TO DO.
Pull out every line with the word "document".

MATERIAL FOR THIS EXERCISE.
++++++++

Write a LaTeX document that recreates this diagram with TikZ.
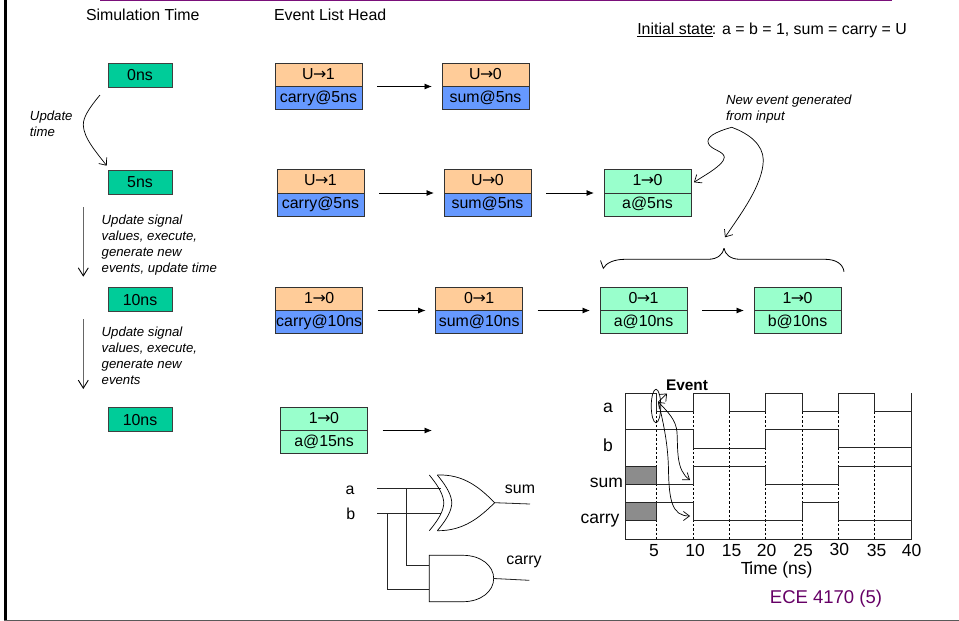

++++++++

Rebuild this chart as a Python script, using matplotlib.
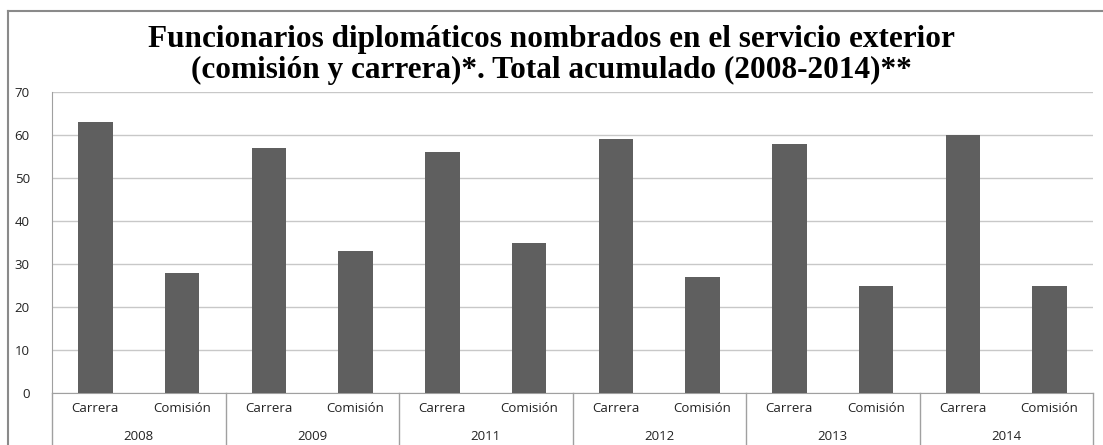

++++++++

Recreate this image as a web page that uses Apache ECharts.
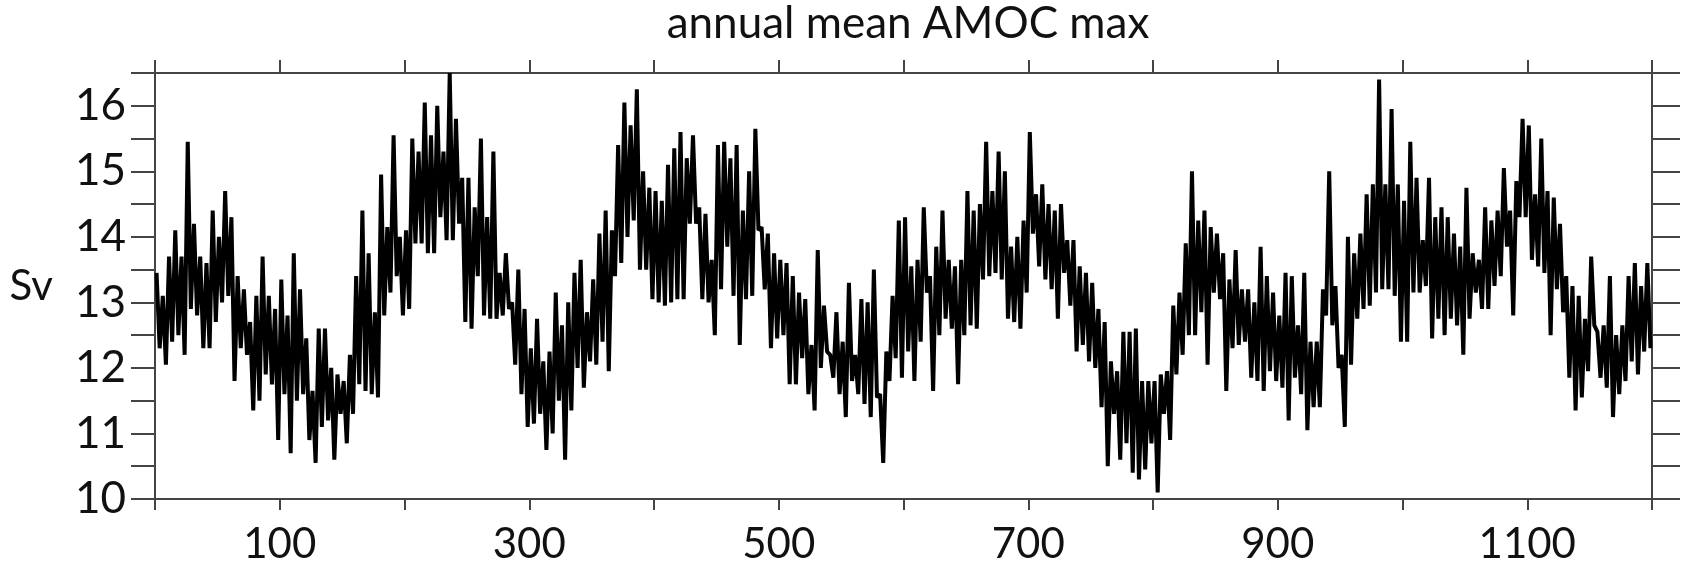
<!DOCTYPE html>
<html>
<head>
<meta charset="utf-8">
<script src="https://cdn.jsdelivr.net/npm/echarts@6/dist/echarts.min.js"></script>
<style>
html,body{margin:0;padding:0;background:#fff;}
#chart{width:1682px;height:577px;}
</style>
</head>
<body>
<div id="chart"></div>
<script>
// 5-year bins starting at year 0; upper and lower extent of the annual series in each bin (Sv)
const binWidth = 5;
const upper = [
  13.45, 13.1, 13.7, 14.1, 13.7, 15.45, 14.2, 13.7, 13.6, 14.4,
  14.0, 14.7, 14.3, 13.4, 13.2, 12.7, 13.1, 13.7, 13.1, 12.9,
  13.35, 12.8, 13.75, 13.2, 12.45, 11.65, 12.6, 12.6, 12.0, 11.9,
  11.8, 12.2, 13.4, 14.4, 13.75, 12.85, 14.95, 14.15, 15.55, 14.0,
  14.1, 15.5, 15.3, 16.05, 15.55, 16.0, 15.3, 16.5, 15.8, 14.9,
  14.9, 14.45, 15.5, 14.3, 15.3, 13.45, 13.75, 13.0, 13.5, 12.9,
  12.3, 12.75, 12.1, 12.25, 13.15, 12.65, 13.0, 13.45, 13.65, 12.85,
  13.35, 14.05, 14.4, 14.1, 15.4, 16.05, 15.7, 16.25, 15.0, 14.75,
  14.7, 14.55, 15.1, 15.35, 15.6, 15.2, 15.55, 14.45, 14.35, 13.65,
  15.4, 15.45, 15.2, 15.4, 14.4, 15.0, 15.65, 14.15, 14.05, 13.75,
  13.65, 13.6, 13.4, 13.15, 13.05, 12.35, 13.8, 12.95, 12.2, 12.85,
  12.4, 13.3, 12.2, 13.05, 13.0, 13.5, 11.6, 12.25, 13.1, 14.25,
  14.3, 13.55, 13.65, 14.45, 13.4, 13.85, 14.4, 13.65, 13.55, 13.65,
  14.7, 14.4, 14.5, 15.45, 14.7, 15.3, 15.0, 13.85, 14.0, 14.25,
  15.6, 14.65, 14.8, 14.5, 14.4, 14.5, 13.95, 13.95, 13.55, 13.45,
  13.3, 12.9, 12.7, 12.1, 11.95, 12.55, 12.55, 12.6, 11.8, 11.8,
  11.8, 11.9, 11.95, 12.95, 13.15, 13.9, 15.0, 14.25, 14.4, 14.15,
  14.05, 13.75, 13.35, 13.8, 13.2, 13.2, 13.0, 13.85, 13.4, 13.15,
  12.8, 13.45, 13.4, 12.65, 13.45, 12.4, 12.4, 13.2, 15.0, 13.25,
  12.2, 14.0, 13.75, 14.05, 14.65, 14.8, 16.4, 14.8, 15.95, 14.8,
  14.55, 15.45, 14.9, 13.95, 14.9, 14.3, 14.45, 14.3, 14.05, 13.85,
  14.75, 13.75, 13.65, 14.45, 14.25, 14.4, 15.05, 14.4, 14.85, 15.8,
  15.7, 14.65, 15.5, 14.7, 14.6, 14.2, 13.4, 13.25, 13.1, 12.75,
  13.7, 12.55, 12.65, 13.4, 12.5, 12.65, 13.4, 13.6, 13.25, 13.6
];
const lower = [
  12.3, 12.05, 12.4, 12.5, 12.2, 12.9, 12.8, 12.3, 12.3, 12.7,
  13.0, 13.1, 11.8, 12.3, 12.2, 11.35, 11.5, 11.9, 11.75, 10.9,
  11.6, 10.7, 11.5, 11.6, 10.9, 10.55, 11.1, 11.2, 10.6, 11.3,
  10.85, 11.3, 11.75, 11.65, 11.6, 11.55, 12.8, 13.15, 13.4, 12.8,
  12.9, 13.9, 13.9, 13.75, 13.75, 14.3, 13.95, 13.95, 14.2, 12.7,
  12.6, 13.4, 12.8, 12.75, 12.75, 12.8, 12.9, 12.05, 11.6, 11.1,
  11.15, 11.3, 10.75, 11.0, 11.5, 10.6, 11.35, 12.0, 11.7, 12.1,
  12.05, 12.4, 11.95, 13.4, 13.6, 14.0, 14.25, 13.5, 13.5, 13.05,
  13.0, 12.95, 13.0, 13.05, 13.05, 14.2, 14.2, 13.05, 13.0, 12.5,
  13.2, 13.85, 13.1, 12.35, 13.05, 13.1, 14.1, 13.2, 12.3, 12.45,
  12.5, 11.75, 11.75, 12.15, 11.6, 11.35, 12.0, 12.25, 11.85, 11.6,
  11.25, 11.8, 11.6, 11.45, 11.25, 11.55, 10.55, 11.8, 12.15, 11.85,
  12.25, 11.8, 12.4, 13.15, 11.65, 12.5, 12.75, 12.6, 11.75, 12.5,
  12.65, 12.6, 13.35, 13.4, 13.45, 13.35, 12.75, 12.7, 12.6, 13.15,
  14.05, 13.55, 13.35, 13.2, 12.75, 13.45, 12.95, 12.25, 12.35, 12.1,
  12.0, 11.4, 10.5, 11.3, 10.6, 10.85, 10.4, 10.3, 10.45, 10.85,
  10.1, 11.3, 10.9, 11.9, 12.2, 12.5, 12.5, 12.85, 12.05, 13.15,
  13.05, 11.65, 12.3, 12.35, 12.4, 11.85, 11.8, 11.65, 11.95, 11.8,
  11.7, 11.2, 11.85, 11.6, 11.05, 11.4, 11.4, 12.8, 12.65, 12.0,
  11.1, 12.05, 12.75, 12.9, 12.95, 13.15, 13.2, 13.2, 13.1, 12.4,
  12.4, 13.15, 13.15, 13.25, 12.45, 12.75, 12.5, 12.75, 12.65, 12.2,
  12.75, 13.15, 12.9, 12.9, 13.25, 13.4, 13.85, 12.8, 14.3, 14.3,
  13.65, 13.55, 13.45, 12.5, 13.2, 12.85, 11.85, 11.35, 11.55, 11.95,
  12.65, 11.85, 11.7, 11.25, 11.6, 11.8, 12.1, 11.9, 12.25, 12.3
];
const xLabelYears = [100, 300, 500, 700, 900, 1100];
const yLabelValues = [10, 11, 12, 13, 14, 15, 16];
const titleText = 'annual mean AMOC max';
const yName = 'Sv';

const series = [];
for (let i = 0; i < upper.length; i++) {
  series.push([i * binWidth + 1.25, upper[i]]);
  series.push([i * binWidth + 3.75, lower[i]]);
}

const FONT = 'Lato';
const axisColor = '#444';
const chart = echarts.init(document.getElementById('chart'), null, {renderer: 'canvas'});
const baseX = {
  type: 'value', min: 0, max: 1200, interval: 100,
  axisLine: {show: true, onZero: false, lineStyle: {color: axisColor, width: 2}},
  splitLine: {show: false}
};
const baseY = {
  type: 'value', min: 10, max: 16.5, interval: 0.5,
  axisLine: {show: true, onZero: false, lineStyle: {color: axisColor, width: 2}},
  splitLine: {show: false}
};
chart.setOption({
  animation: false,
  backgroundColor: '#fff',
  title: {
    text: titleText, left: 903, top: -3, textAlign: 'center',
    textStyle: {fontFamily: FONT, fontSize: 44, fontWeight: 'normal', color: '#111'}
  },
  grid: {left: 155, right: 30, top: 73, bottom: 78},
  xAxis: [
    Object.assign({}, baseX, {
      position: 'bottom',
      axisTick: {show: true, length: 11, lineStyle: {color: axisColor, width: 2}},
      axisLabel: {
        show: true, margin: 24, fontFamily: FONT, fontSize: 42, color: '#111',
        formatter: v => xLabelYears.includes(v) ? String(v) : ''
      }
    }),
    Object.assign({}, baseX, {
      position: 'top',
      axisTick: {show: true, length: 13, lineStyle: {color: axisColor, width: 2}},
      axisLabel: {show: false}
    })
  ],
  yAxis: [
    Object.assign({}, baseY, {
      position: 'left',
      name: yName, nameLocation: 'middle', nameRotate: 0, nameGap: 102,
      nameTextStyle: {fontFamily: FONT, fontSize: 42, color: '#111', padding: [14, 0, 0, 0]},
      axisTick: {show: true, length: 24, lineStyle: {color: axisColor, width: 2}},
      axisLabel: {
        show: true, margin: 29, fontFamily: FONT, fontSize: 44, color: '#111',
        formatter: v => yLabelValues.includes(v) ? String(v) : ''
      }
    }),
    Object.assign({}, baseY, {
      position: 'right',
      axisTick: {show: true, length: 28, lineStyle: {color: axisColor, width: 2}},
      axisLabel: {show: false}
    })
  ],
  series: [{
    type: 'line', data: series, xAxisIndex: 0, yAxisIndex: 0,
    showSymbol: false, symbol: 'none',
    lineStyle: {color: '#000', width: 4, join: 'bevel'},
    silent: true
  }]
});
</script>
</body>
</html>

++++++++

REPLY.
Write a LaTeX document that recreates this diagram with TikZ.
const chart = echarts.init(document.getElementById('chart'), null, {renderer: 'canvas'});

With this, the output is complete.